• **AIM OF THE EXERCISE**
Output the material below unchanged, apart from leaving out the pictures.

• **AVAILABLE DATA**
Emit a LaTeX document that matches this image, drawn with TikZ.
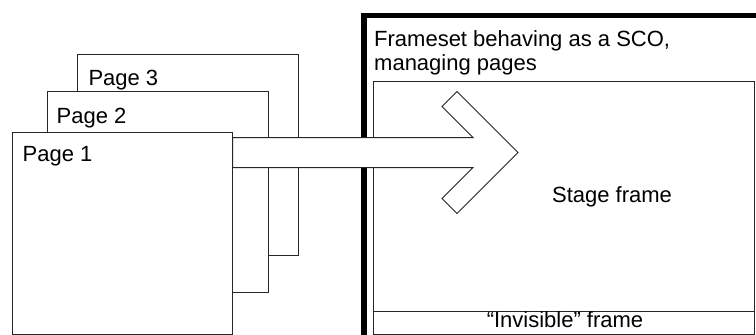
\documentclass[tikz,border=0pt]{standalone}
\usepackage{fontspec}
\setmainfont{Liberation Sans}
\usetikzlibrary{calc}
\begin{document}
\begin{tikzpicture}[x=1pt,y=-1pt,
  thin line/.style={draw=black!85,line width=1pt},
  pagebox/.style={thin line,fill=white,anchor=north west,inner sep=0pt,outer sep=0pt},
  lbl/.style={inner sep=0pt,anchor=base west,font=\fontsize{22}{26}\selectfont},
  clbl/.style={inner sep=0pt,anchor=base,font=\fontsize{22}{26}\selectfont}]
\useasboundingbox (0,0) rectangle (756,335);
\clip (0,0) rectangle (756,335);
% frameset (thick outer frame)
\draw[line width=5.5pt,black] (364,15.7) rectangle (790,360);
% inner frames
\node[pagebox,minimum width=380.7pt,minimum height=229.5pt] (stage) at (373.3,81.5) {};
\node[pagebox,minimum width=380.7pt,minimum height=23pt] (invis) at (373.3,311) {};
\node[lbl] (fstxt) at (374,46) {Frameset behaving as a SCO,};
\node[lbl] (fstxt2) at (374,70.5) {managing pages};
\node[clbl] (stxt) at (612,202.3) {Stage frame};
\node[clbl] (itxt) at (565,327.3) {“Invisible” frame};
% pages
\node[pagebox,minimum width=220.6pt,minimum height=201pt] (p3) at (77.7,54) {};
\node[lbl] (p3t) at ($(p3.north west)+(10.6,31)$) {Page 3};
\node[pagebox,minimum width=221pt,minimum height=200.6pt] (p2) at (47.3,91.7) {};
\node[lbl] (p2t) at ($(p2.north west)+(9.2,31.6)$) {Page 2};
\node[pagebox,minimum width=220.4pt,minimum height=201.3pt] (p1) at (12.3,132.7) {};
\node[lbl] (p1t) at ($(p1.north west)+(10.2,29.2)$) {Page 1};
% block arrow from page 1 into the stage frame
\coordinate (a0) at (p1.north east |- 0,137.5);
\coordinate (a9) at (p1.north east |- 0,167.5);
\draw[thin line,fill=white,line join=miter]
  (a0) -- (473,137.5) -- (442,106.5) -- (457,91.5) -- (518,152.5)
  -- (457,213.5) -- (442,198.5) -- (473,167.5) -- (a9) -- cycle;
\end{tikzpicture}
\end{document}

• **REPLY TO THE TASK**
Emit a LaTeX document that matches this image, drawn with TikZ.
\documentclass[tikz,border=0pt]{standalone}
\usepackage{fontspec}
\setmainfont{Liberation Sans}
\usetikzlibrary{calc}
\begin{document}
\begin{tikzpicture}[x=1pt,y=-1pt,
  thin line/.style={draw=black!85,line width=1pt},
  pagebox/.style={thin line,fill=white,anchor=north west,inner sep=0pt,outer sep=0pt},
  lbl/.style={inner sep=0pt,anchor=base west,font=\fontsize{22}{26}\selectfont},
  clbl/.style={inner sep=0pt,anchor=base,font=\fontsize{22}{26}\selectfont}]
\useasboundingbox (0,0) rectangle (756,335);
\clip (0,0) rectangle (756,335);
% frameset (thick outer frame)
\draw[line width=5.5pt,black] (364,15.7) rectangle (790,360);
% inner frames
\node[pagebox,minimum width=380.7pt,minimum height=229.5pt] (stage) at (373.3,81.5) {};
\node[pagebox,minimum width=380.7pt,minimum height=23pt] (invis) at (373.3,311) {};
\node[lbl] (fstxt) at (374,46) {Frameset behaving as a SCO,};
\node[lbl] (fstxt2) at (374,70.5) {managing pages};
\node[clbl] (stxt) at (612,202.3) {Stage frame};
\node[clbl] (itxt) at (565,327.3) {“Invisible” frame};
% pages
\node[pagebox,minimum width=220.6pt,minimum height=201pt] (p3) at (77.7,54) {};
\node[lbl] (p3t) at ($(p3.north west)+(10.6,31)$) {Page 3};
\node[pagebox,minimum width=221pt,minimum height=200.6pt] (p2) at (47.3,91.7) {};
\node[lbl] (p2t) at ($(p2.north west)+(9.2,31.6)$) {Page 2};
\node[pagebox,minimum width=220.4pt,minimum height=201.3pt] (p1) at (12.3,132.7) {};
\node[lbl] (p1t) at ($(p1.north west)+(10.2,29.2)$) {Page 1};
% block arrow from page 1 into the stage frame
\coordinate (a0) at (p1.north east |- 0,137.5);
\coordinate (a9) at (p1.north east |- 0,167.5);
\draw[thin line,fill=white,line join=miter]
  (a0) -- (473,137.5) -- (442,106.5) -- (457,91.5) -- (518,152.5)
  -- (457,213.5) -- (442,198.5) -- (473,167.5) -- (a9) -- cycle;
\end{tikzpicture}
\end{document}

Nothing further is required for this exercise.